## Your instructions
Pick out each line containing the string "size".

## Provided material

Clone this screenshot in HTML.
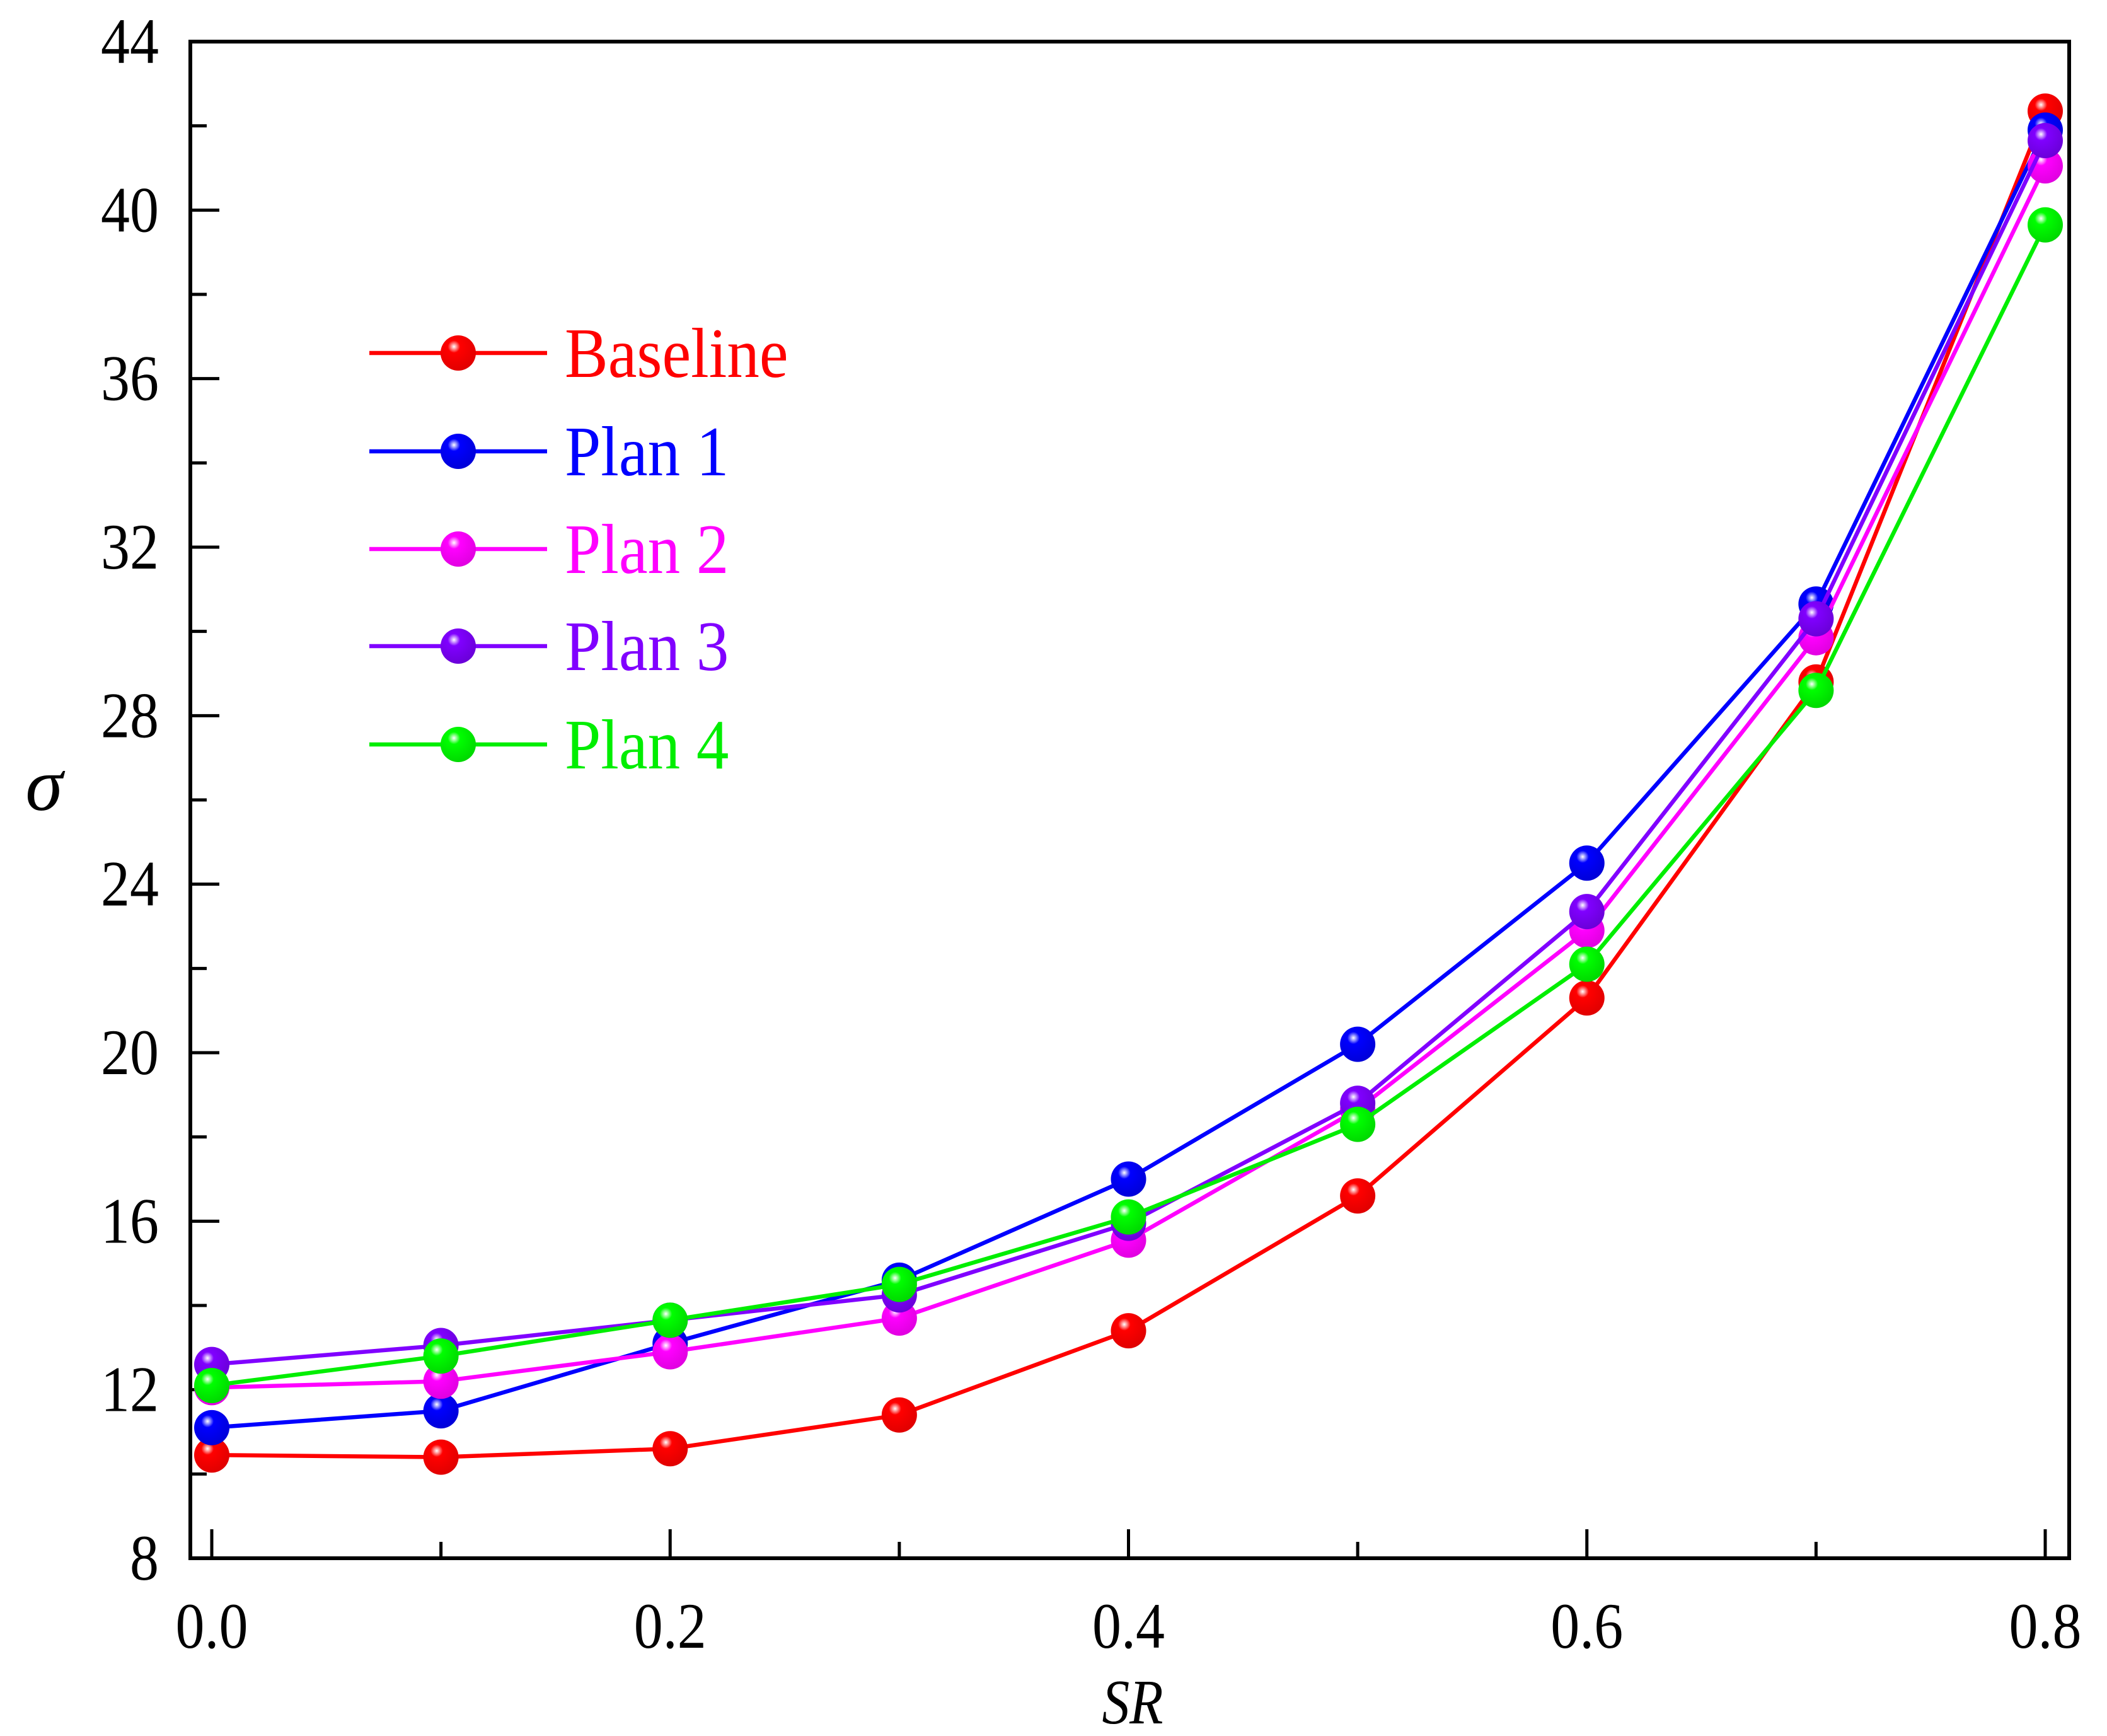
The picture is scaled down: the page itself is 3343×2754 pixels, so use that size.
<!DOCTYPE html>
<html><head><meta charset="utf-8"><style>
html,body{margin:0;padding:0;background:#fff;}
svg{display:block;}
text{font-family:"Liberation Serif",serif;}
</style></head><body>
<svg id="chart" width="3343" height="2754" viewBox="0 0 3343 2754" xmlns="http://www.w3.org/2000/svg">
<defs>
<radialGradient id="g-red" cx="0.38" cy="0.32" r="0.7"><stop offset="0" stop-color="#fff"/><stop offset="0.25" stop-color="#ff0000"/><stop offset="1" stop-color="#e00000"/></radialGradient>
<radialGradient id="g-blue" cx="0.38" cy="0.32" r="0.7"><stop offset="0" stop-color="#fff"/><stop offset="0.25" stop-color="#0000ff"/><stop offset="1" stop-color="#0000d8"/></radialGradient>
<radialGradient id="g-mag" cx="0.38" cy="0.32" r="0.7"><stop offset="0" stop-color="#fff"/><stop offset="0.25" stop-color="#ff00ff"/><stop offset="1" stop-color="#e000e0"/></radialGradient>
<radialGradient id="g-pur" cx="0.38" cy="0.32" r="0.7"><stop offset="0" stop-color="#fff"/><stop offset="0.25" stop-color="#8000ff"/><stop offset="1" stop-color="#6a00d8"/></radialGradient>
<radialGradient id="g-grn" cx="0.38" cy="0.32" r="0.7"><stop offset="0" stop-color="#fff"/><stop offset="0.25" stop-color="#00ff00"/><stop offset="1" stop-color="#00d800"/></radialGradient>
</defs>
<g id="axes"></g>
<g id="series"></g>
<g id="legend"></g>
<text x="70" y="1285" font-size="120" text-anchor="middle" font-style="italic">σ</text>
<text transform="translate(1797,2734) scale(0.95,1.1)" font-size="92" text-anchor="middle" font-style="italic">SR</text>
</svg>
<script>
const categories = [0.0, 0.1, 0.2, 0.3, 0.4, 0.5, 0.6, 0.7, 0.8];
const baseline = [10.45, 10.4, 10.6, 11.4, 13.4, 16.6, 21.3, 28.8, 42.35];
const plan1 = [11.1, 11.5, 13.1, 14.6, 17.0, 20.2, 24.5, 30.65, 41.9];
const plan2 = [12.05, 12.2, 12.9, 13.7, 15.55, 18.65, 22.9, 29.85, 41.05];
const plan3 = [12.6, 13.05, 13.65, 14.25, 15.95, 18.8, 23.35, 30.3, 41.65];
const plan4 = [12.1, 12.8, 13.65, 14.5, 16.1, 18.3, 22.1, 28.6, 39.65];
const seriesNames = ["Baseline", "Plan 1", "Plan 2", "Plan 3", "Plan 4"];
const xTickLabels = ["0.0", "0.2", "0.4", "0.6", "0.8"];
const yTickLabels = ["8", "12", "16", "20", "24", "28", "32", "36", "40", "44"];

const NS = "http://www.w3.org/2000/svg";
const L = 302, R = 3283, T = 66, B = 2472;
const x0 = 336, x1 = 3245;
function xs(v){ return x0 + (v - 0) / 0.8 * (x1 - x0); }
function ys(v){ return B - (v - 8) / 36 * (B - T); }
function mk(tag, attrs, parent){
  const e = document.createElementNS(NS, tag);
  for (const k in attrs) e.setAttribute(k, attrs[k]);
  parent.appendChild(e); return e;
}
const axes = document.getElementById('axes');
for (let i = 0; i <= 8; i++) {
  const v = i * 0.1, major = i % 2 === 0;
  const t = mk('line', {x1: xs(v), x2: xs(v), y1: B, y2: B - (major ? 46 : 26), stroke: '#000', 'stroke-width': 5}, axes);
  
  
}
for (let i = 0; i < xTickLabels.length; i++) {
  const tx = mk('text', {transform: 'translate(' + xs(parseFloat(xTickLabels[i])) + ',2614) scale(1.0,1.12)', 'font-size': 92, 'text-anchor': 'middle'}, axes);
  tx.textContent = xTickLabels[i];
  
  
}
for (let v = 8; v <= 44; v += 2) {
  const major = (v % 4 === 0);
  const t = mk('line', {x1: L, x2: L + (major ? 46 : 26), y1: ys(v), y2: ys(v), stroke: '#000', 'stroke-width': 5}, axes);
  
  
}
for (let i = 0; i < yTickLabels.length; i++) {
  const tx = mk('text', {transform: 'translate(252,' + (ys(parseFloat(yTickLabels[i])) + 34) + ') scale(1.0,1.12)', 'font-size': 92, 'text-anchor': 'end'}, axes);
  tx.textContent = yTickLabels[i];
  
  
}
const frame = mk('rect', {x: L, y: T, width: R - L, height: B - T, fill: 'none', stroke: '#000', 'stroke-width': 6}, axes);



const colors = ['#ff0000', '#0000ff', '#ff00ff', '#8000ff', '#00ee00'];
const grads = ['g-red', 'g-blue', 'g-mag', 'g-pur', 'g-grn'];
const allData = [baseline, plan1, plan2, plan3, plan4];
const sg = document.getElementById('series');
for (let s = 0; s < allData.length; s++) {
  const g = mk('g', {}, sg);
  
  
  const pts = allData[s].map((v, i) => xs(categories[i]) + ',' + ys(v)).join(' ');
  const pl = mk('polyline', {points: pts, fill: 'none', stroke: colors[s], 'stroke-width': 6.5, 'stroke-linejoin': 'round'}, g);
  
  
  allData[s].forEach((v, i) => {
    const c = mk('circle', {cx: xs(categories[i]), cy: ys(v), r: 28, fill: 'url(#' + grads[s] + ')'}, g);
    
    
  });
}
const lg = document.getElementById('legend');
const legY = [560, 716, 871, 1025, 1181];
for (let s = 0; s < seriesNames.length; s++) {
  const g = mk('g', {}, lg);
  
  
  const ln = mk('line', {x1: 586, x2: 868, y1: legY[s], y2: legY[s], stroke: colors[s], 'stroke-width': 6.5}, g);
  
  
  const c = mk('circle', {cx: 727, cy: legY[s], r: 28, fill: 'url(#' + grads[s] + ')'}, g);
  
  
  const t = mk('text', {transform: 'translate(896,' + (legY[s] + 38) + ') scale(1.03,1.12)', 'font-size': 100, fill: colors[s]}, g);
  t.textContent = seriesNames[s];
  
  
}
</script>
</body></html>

## Final result
The picture is scaled down: the page itself is 3343×2754 pixels, so use that size.
<text x="70" y="1285" font-size="120" text-anchor="middle" font-style="italic">σ</text>
<text transform="translate(1797,2734) scale(0.95,1.1)" font-size="92" text-anchor="middle" font-style="italic">SR</text>
  const tx = mk('text', {transform: 'translate(' + xs(parseFloat(xTickLabels[i])) + ',2614) scale(1.0,1.12)', 'font-size': 92, 'text-anchor': 'middle'}, axes);
  const tx = mk('text', {transform: 'translate(252,' + (ys(parseFloat(yTickLabels[i])) + 34) + ') scale(1.0,1.12)', 'font-size': 92, 'text-anchor': 'end'}, axes);
  const t = mk('text', {transform: 'translate(896,' + (legY[s] + 38) + ') scale(1.03,1.12)', 'font-size': 100, fill: colors[s]}, g);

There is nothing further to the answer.